_Given request:_
Look through the data below and output, unchanged, every line from the one holding "Clone this chart in matplotlib." through the one holding "ax.yaxis.set_minor_locator(MultipleLocator(0.01))", inclusive. Skip the pictures.

_Records supplied:_

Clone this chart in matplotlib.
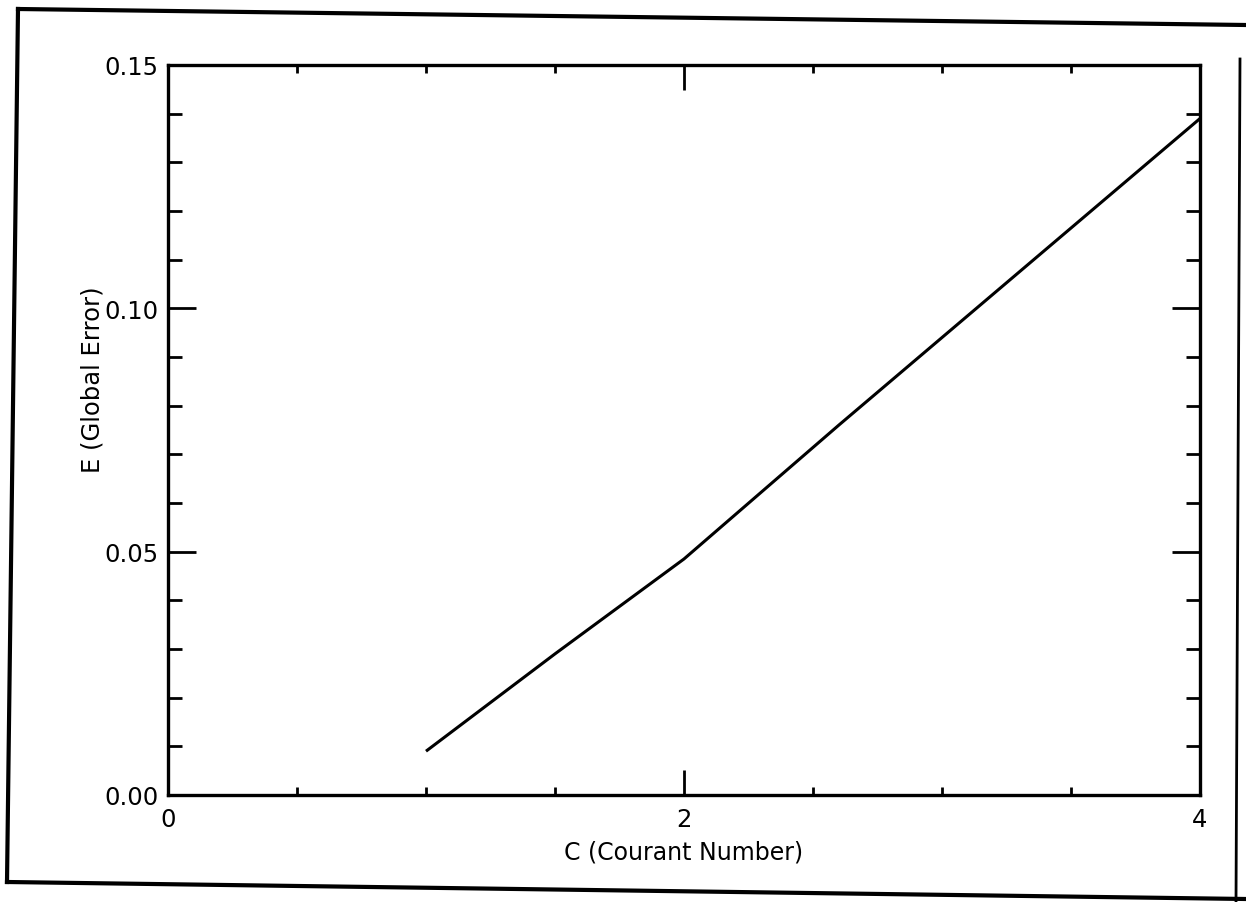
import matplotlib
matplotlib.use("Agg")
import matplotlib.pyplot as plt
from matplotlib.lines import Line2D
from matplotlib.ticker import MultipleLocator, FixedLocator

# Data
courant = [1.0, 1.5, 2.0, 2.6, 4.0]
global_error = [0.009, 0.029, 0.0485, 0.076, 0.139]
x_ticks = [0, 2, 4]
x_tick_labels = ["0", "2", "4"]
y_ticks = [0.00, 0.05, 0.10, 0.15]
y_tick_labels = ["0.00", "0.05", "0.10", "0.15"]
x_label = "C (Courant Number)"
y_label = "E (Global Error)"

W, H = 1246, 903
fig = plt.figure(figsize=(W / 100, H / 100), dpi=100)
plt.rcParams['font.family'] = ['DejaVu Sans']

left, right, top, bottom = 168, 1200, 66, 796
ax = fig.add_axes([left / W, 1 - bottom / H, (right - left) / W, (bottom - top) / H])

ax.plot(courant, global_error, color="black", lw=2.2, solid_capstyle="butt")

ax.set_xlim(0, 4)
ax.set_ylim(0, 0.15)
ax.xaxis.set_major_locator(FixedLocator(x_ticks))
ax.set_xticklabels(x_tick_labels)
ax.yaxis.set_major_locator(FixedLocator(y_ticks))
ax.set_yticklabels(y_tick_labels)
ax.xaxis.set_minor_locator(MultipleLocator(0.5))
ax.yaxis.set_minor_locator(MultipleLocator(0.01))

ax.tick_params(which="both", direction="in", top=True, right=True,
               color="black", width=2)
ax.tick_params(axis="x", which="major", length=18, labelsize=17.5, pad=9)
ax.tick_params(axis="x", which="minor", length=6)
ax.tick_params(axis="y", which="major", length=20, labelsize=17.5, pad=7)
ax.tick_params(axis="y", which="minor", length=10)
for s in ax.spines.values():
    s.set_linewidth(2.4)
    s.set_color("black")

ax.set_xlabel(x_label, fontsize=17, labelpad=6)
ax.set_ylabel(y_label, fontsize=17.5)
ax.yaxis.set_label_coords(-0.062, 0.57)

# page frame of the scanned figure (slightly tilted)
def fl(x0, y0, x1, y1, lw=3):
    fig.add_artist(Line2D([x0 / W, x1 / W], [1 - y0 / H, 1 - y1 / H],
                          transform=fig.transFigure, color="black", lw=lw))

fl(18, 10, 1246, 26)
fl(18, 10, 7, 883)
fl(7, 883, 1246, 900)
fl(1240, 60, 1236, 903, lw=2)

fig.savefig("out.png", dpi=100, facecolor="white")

--

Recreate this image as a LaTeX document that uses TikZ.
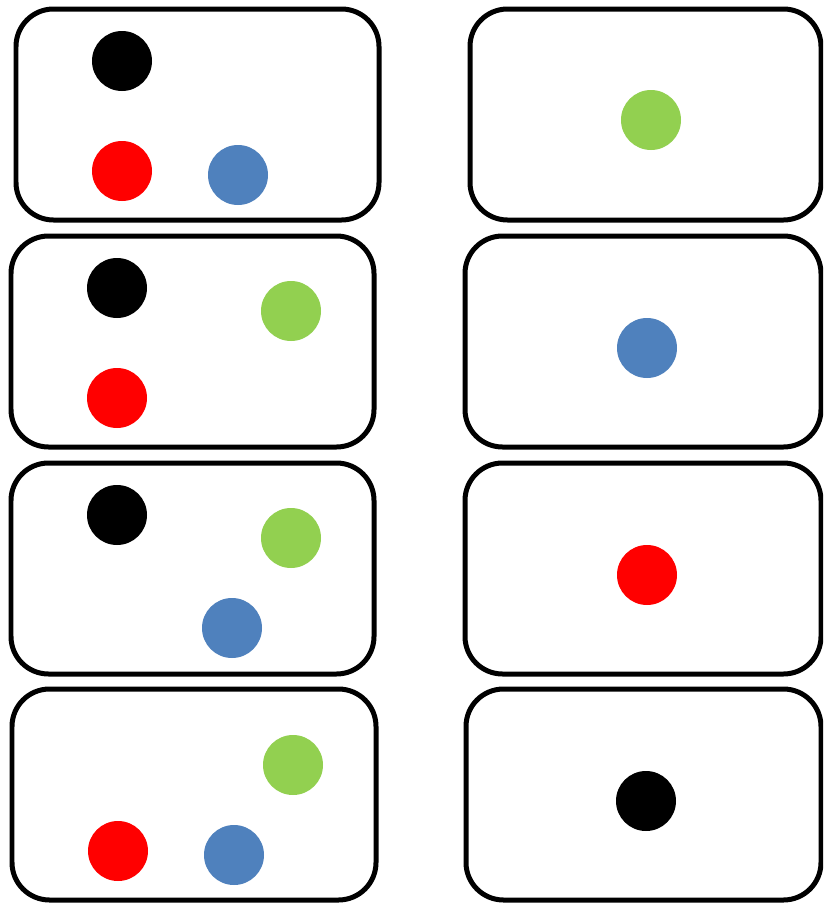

_Task solution:_
Clone this chart in matplotlib.
import matplotlib
matplotlib.use("Agg")
import matplotlib.pyplot as plt
from matplotlib.lines import Line2D
from matplotlib.ticker import MultipleLocator, FixedLocator

# Data
courant = [1.0, 1.5, 2.0, 2.6, 4.0]
global_error = [0.009, 0.029, 0.0485, 0.076, 0.139]
x_ticks = [0, 2, 4]
x_tick_labels = ["0", "2", "4"]
y_ticks = [0.00, 0.05, 0.10, 0.15]
y_tick_labels = ["0.00", "0.05", "0.10", "0.15"]
x_label = "C (Courant Number)"
y_label = "E (Global Error)"

W, H = 1246, 903
fig = plt.figure(figsize=(W / 100, H / 100), dpi=100)
plt.rcParams['font.family'] = ['DejaVu Sans']

left, right, top, bottom = 168, 1200, 66, 796
ax = fig.add_axes([left / W, 1 - bottom / H, (right - left) / W, (bottom - top) / H])

ax.plot(courant, global_error, color="black", lw=2.2, solid_capstyle="butt")

ax.set_xlim(0, 4)
ax.set_ylim(0, 0.15)
ax.xaxis.set_major_locator(FixedLocator(x_ticks))
ax.set_xticklabels(x_tick_labels)
ax.yaxis.set_major_locator(FixedLocator(y_ticks))
ax.set_yticklabels(y_tick_labels)
ax.xaxis.set_minor_locator(MultipleLocator(0.5))
ax.yaxis.set_minor_locator(MultipleLocator(0.01))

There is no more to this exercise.